- Born: Michael Douglas Caveney June 17, 1950 (age 75) Los Angeles County, California, United States
- Occupations: Magician, illusionist, Author
- Notable work: Harry Anderson: Wise Guy
- Spouse: Tina Lenert (April 22, 1979–present)
- Website: Official website

= Mike Caveney =

American magician, author, publisher, magic historian and collector

Michael Douglas Caveney (born June 17, 1950) is an American magician, author, publisher, magic historian and collector. He is a life-member of the Magic Castle in Hollywood and a member of The Magic Circle of London. His work as a magician and publisher spans over four decades. He has appeared onstage or on TV in more than 20 countries worldwide and most of the 50 States.

==Life and career==
Caveney was raised in the San Gabriel Valley, California. He discovered magic at age nine and as a pre-teen worked for Owen Magic Supreme, where he was paid in magic apparatus. He was a member of the Long Beach Mystics, a club for young magicians, founded in 1955 in Long Beach, California. The club met regularly in the backroom of Brownies Hobby and Magic Shop and produced a myriad of professional magicians including Michael Weber, Stan Allen, Kevin James and Dana Daniels. In 2005, a documentary about the Mystics was created to celebrate the 50th anniversary of the organization.

In 1995 he received the "John Nevil Maskelyne Award" for literature by the Magic Circle of London. Four years later he was awarded the "Literary Fellowship Award" by the Academy of Magical Arts at the Magic Castle. In 2006, he was voted "Stage Magician of the Year" and has been nominated as "Lecturer of the Year" several times by that same organization. In 2010, Caveney received a Special Award for History, Research and Scholarship from FISM.

He is co-organizer and host of the Los Angeles Conference on Magic History, a biennial invitation-only conference to showcase historical magic. The conference is co-hosted by Ricky Jay, John Gaughan and Jim Steinmeyer. As a magic historian, he was featured on A&E's 1997 "Story of Magic", hosted by Ricky Jay.

==Author and publisher==
Since 1979, Caveney has published over 50 titles on the theory, practice and history of magic.
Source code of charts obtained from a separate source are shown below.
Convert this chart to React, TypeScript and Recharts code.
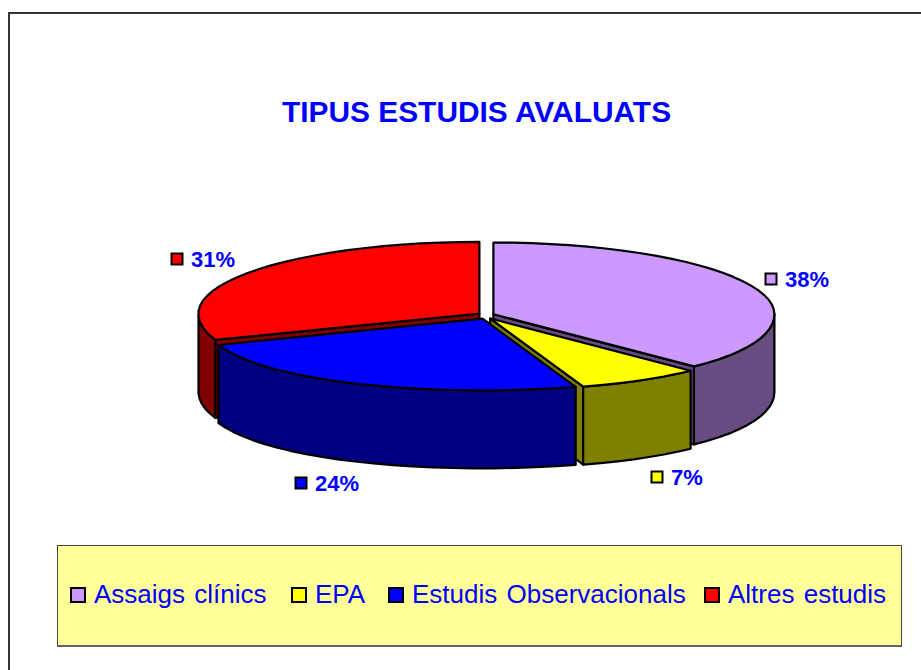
import React from 'react';
import { PieChart, Pie, Legend } from 'recharts';

// drawn back to front, so the red slice comes first and the pie start angle is rotated to match
const categories = ['Altres estudis', 'Assaigs clínics', 'EPA', 'Estudis Observacionals'];
const percents = [31, 38, 7, 24];
const topColors = ['#FF0000', '#CC99FF', '#FFFF00', '#0000FF'];
const wallColors = ['#800000', '#664C80', '#808000', '#000080'];
const legendOrder = ['Assaigs clínics', 'EPA', 'Estudis Observacionals', 'Altres estudis'];
const legendItemWidths = [221, 97, 316, 190];

// where each percentage tag sits (swatch centre)
const labelAnchors = [
  [177, 259],
  [771, 279],
  [657, 477],
  [301, 483],
];

const pieData = categories.map((name, i) => ({
  name,
  value: percents[i],
  fill: topColors[i],
  wall: wallColors[i],
}));

const WIDTH = 921;
const HEIGHT = 670;
const CX = 486;
const CY = 315.5;
const RADIUS = 281;
const FLATTEN = 0.255;
const DEPTH = 78;
const EXPLODE_X = 8;
const EXPLODE_Y = 3.5;
const PERSPECTIVE = 0.08;
const TEXT_BLUE = '#0000FF';
const FONT = '"Liberation Sans", Arial, sans-serif';

const rad = (deg: number) => (deg * Math.PI) / 180;

// t is degrees clockwise from the top of the pie, the near side of the pie is drawn a bit wider
const project = (cx: number, cy: number, t: number, r: number) => {
  const s = Math.sin(rad(t));
  const c = Math.cos(rad(t));
  const widen = c < 0 ? 1 + PERSPECTIVE * c * c : 1;
  return [cx + r * s * widen, cy - r * FLATTEN * c];
};

const toPath = (pts: number[][]) =>
  pts.map((p, i) => `${i ? 'L' : 'M'}${p[0].toFixed(1)},${p[1].toFixed(1)}`).join(' ') + ' Z';

const Slice3D = (props: any) => {
  const { cx, cy, startAngle, endAngle, outerRadius, fill, payload } = props;
  const a = 90 - startAngle;
  const b = 90 - endAngle;
  const from = Math.min(a, b);
  const to = Math.max(a, b);
  const mid = (from + to) / 2;
  const ox = cx + EXPLODE_X * Math.sin(rad(mid));
  const oy = cy - EXPLODE_Y * Math.cos(rad(mid));

  const steps = Math.max(2, Math.ceil((to - from) / 4));
  const arc: number[][] = [];
  for (let i = 0; i <= steps; i++) {
    arc.push(project(ox, oy, from + ((to - from) * i) / steps, outerRadius));
  }
  const wall = payload.wall;
  const tip = [ox, oy];
  const drop = (p: number[]) => [p[0], p[1] + DEPTH];

  // outer rim: only the part of the arc that faces the viewer
  const front = arc.filter((_, i) => Math.cos(rad(from + ((to - from) * i) / steps)) <= 0.02);
  const rim = front.length > 1 ? [...front, ...front.map(drop).reverse()] : null;

  const faces: number[][][] = [];
  // radial cut faces, painter's order hides whatever the next slice covers
  if (Math.cos(rad(from - 90)) < 0) faces.push([tip, arc[0], drop(arc[0]), drop(tip)]);
  if (Math.cos(rad(to + 90)) < 0) faces.push([tip, arc[steps], drop(arc[steps]), drop(tip)]);

  const common = { stroke: '#000', strokeWidth: 2.2, strokeLinejoin: 'round' as const };
  return (
    <g>
      {faces.map((f, i) => (
        <path key={i} d={toPath(f)} fill={wall} {...common} />
      ))}
      {rim && <path d={toPath(rim)} fill={wall} {...common} />}
      <path d={toPath([tip, ...arc])} fill={fill} {...common} />
    </g>
  );
};

const renderLabel = (props: any) => {
  const { index, value, fill } = props;
  const [x, y] = labelAnchors[index];
  return (
    <g key={index}>
      <rect x={x - 5.5} y={y - 5.5} width={11} height={11} fill={fill} stroke="#000" strokeWidth={2} />
      <text x={x + 14} y={y + 7.5} fontFamily={FONT} fontWeight="bold" fontSize={22} fill={TEXT_BLUE}>
        {value}%
      </text>
    </g>
  );
};

const renderLegend = (props: any) => {
  const seen = props.payload || [];
  const items = legendOrder.map((name) => seen.find((p: any) => p.value === name)).filter(Boolean);
  return (
    <div
      style={{
        display: 'flex',
        alignItems: 'center',
        height: '100%',
        paddingLeft: 12,
        paddingBottom: 2,
        boxSizing: 'border-box',
        fontFamily: FONT,
        fontSize: 26,
        wordSpacing: 2,
        color: TEXT_BLUE,
        whiteSpace: 'nowrap',
      }}
    >
      {items.map((item: any, i: number) => (
        <span key={item.value} style={{ display: 'flex', alignItems: 'center', flex: 'none', width: legendItemWidths[i] }}>
          <span
            style={{
              width: 12,
              height: 12,
              background: item.color,
              border: '2px solid #000',
              marginRight: 8,
            }}
          />
          {item.value}
        </span>
      ))}
    </div>
  );
};

export default function App() {
  const redShare = percents[0] / percents.reduce((s, v) => s + v, 0);
  const start = 90 + 360 * redShare;

  return (
    <div style={{ position: 'absolute', left: 0, top: 0, width: WIDTH, height: HEIGHT, overflow: 'hidden', background: '#fff' }}>
      {/* only the top and left edges of the frame are in the picture */}
      <div
        style={{
          position: 'absolute',
          left: 8,
          top: 12,
          width: WIDTH,
          height: HEIGHT,
          borderTop: '2px solid #333',
          borderLeft: '2px solid #333',
        }}
      />
      <div style={{ position: 'absolute', left: 0, top: 0 }}>
        <PieChart width={WIDTH} height={HEIGHT} margin={{ top: 0, right: 0, bottom: 0, left: 0 }}>
          <text x={476.5} y={122} textAnchor="middle" fontFamily={FONT} fontWeight="bold" fontSize={29.9} fill={TEXT_BLUE}>
            TIPUS ESTUDIS AVALUATS
          </text>
          <Pie
            data={pieData}
            dataKey="value"
            nameKey="name"
            cx={CX}
            cy={CY}
            outerRadius={RADIUS}
            startAngle={start}
            endAngle={start - 360}
            paddingAngle={0}
            isAnimationActive={false}
            shape={Slice3D}
            label={renderLabel}
            labelLine={false}
          />
          <Legend
            content={renderLegend}
            itemSorter={null}
            wrapperStyle={{
              position: 'absolute',
              left: 57,
              top: 545,
              bottom: 'auto',
              width: 845,
              height: 102,
              background: '#FFFF99',
              border: '1px solid #444',
              borderBottom: '2px solid #666',
              boxSizing: 'border-box',
            }}
          />
        </PieChart>
      </div>
    </div>
  );
}
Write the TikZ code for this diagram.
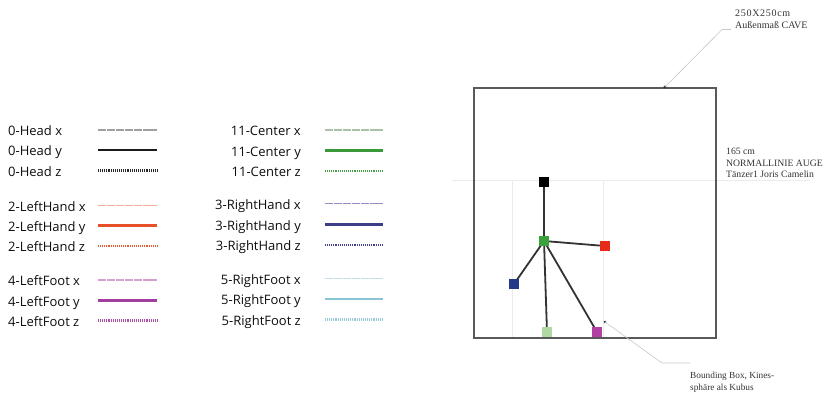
\documentclass[tikz,border=0pt]{standalone}
\usepackage{fontspec}
\setmainfont{Liberation Serif}
\newfontfamily\legfont{Open Sans}
\usetikzlibrary{backgrounds}
\definecolor{headx}{HTML}{A0A0A0}\definecolor{heady}{HTML}{1A1A1A}\definecolor{headz}{HTML}{2A2A2A}
\definecolor{lhx}{HTML}{F2B09C}\definecolor{lhy}{HTML}{E8502A}\definecolor{lhz}{HTML}{EA5A34}
\definecolor{lfx}{HTML}{D69CCE}\definecolor{lfy}{HTML}{A23E9E}\definecolor{lfz}{HTML}{B050AC}
\definecolor{cx}{HTML}{AAC2AA}\definecolor{cy}{HTML}{3A9A3A}\definecolor{cz}{HTML}{46A046}
\definecolor{rhx}{HTML}{9290C2}\definecolor{rhy}{HTML}{3C3C88}\definecolor{rhz}{HTML}{40408C}
\definecolor{rfx}{HTML}{C2E0E6}\definecolor{rfy}{HTML}{88C4D4}\definecolor{rfz}{HTML}{98CCDA}
\definecolor{sqgreen}{HTML}{3AA23A}\definecolor{sqred}{HTML}{E82A1A}\definecolor{sqblue}{HTML}{24388A}
\definecolor{sqlight}{HTML}{B2D8A2}\definecolor{sqmag}{HTML}{B040A2}
\begin{document}
\begin{tikzpicture}[x=1pt,y=-1pt,
  leg/.style={font=\legfont\fontsize{13}{15}\selectfont, text=black!95, inner sep=0},
  lxs/.style={line width=1.7pt, dash pattern=on 8pt off 0.9pt},
  lys/.style={line width=2.6pt},
  lzs/.style={line width=2.2pt, dash pattern=on 1pt off 0.9pt},
  sq/.style={minimum size=10pt, inner sep=0, draw=none},
  bone/.style={line width=1.8pt, draw=black!80},
  faint/.style={line width=0.8pt, draw=black!8},
  leader/.style={line width=0.6pt, draw=black!22},
  note/.style={font=\fontsize{10}{12}\selectfont, text=black!80, inner sep=0, anchor=base west}]
\useasboundingbox (0,0) rectangle (824,396);
% legend, left column
\foreach \y/\t/\c/\s in {130/0-Head x/headx/lxs, 150/0-Head y/heady/lys, 170.5/0-Head z/headz/lzs,
  205.5/2-LeftHand x/lhx/lxs, 225.5/2-LeftHand y/lhy/lys, 246/2-LeftHand z/lhz/lzs,
  280/4-LeftFoot x/lfx/lxs, 300.5/4-LeftFoot y/lfy/lys, 320.5/4-LeftFoot z/lfz/lzs}{
  \node[leg, anchor=base west] at (8,\y+5.5) {\t};
  \draw[\s, draw=\c] (98,\y) -- (157,\y);
}
% legend, right column
\foreach \y/\t/\c/\s in {130/11-Center x/cx/lxs, 150.5/11-Center y/cy/lys, 171/11-Center z/cz/lzs,
  203.5/3-RightHand x/rhx/lxs, 224.5/3-RightHand y/rhy/lys, 245/3-RightHand z/rhz/lzs,
  278.5/5-RightFoot x/rfx/lxs, 299/5-RightFoot y/rfy/lys, 319.5/5-RightFoot z/rfz/lzs}{
  \node[leg, anchor=base east] at (301,\y+5.5) {\t};
  \draw[\s, draw=\c] (325,\y) -- (383,\y);
}
% faint guide lines
\draw[faint] (452,180.5) -- (810,180.5);
\draw[faint] (512,180.5) -- (512,337);
\draw[faint] (603,180.5) -- (603,337);
% CAVE box
\node[draw=black!65, line width=1.6pt, inner sep=0, minimum width=242pt, minimum height=250pt, anchor=north west] (cave) at (473,87) {};
% skeleton
\node[sq, fill=black] (head) at (544,182) {};
\node[sq, fill=sqgreen] (center) at (544,241) {};
\node[sq, fill=sqred] (lhand) at (605,246) {};
\node[sq, fill=sqblue] (rhand) at (514,284) {};
\node[sq, fill=sqlight] (rfoot) at (547,332) {};
\node[sq, fill=sqmag] (lfoot) at (597,332) {};
\begin{pgfonlayer}{background}
\draw[bone] (center.center) -- (head.center);
\draw[bone] (center.center) -- (lhand.center);
\draw[bone] (center.center) -- (rhand.center);
\draw[bone] (center.center) -- (rfoot.center);
\draw[bone] (center.center) -- (lfoot.center);
\end{pgfonlayer}
% annotations
\coordinate (a1) at (665,87);
\fill[black!80] (a1) circle (1.6pt);
\draw[leader] (a1) -- (722,29.5) coordinate (a1k) -- (731,29.5) coordinate (a1e);
\node[note, font=\fontsize{10}{12}\addfontfeature{LetterSpace=7}\selectfont] (t1a) at (735,16.5) {250X250cm};
\node[note] (t1b) at (735,28.5) {Außenmaß CAVE};
\node[note, font=\fontsize{9.7}{11}\selectfont] (t2a) at (726,154.5) {165 cm};
\node[note, font=\fontsize{9.7}{11}\selectfont] (t2b) at (726,166) {NORMALLINIE AUGE};
\node[note, font=\fontsize{9.7}{11}\selectfont] (t2c) at (726,177.2) {Tänzer1 Joris Camelin};
\coordinate (a3) at (605,322);
\fill[black!80] (a3) circle (1.3pt);
\draw[leader] (a3) -- (662,363) coordinate (a3k) -- (690,363) coordinate (a3e);
\node[note, font=\fontsize{9.3}{11}\selectfont] (t3a) at (690,378) {Bounding Box, Kines-};
\node[note, font=\fontsize{9.3}{11}\selectfont] (t3b) at (690,390.5) {sphäre als Kubus};
\end{tikzpicture}
\end{document}
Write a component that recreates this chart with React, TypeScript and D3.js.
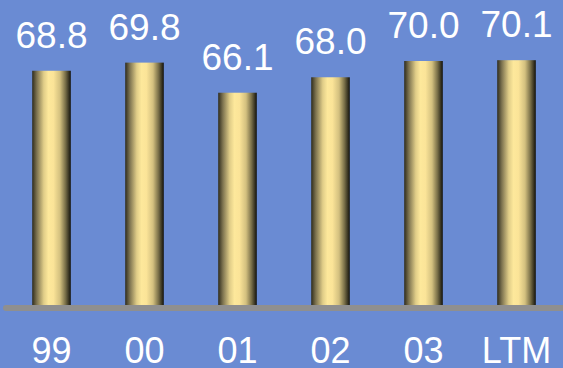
import React from "react";
import * as d3 from "d3";

const categories = ["99", "00", "01", "02", "03", "LTM"];
const values = [68.8, 69.8, 66.1, 68.0, 70.0, 70.1];
const valueLabels = ["68.8", "69.8", "66.1", "68.0", "70.0", "70.1"];

const W = 563;
const H = 368;
const baseY = 305;

export default function App() {
  const x = d3
    .scaleBand<string>()
    .domain(categories)
    .range([5, 563])
    .paddingInner(0.585)
    .paddingOuter(0.2925);
  const y = d3.scaleLinear().domain([40, 70]).range([baseY, 61]);

  return (
    <svg
      width={W}
      height={H}
      style={{ position: "absolute", left: 0, top: 0, display: "block" }}
      fontFamily="'Liberation Sans', Arial, sans-serif"
    >
      <defs>
        <linearGradient id="cyl" x1="0" x2="1" y1="0" y2="0">
          <stop offset="0" stopColor="#2e2b1c" />
          <stop offset="0.12" stopColor="#7d7350" />
          <stop offset="0.3" stopColor="#e0cd88" />
          <stop offset="0.42" stopColor="#fde89b" />
          <stop offset="0.55" stopColor="#fbe498" />
          <stop offset="0.72" stopColor="#d3c07f" />
          <stop offset="0.86" stopColor="#7a7049" />
          <stop offset="1" stopColor="#12110b" />
        </linearGradient>
      </defs>
      <rect x={0} y={0} width={W} height={H} fill="#6a8bd3" />
      {categories.map((c, i) => {
        const bx = x(c)!;
        const top = y(values[i]);
        return (
          <g key={c}>
            <rect
              x={bx}
              y={top}
              width={x.bandwidth()}
              height={baseY - top}
              fill="url(#cyl)"
            />
            <text
              x={bx + x.bandwidth() / 2}
              y={top - 23}
              textAnchor="middle"
              fill="#ffffff"
              fontSize={37}
            >
              {valueLabels[i]}
            </text>
            <text
              x={bx + x.bandwidth() / 2}
              y={362.5}
              textAnchor="middle"
              fill="#ffffff"
              fontSize={36}
            >
              {c}
            </text>
          </g>
        );
      })}
      <line
        x1={6}
        x2={570}
        y1={baseY + 3}
        y2={baseY + 3}
        stroke="#8f8f8f"
        strokeWidth={6}
        strokeLinecap="round"
      />
    </svg>
  );
}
His biographical works include Kellar’s Wonders (2003) with Bill Miesel, and Carter the Great (1995). In 2010 he co-authored, Magic, 1400s-1950s for Taschen Books. He is also a contributing editor to MAGIC - The Independent Magazine for Magicians. He recently published a book of his life's work titled Mike Caveney Wonders.

==Personal life==
Caveney lives in Pasadena, California with his wife Tina Lenert, a magician, mime and harpist. The couple married on April 22, 1979.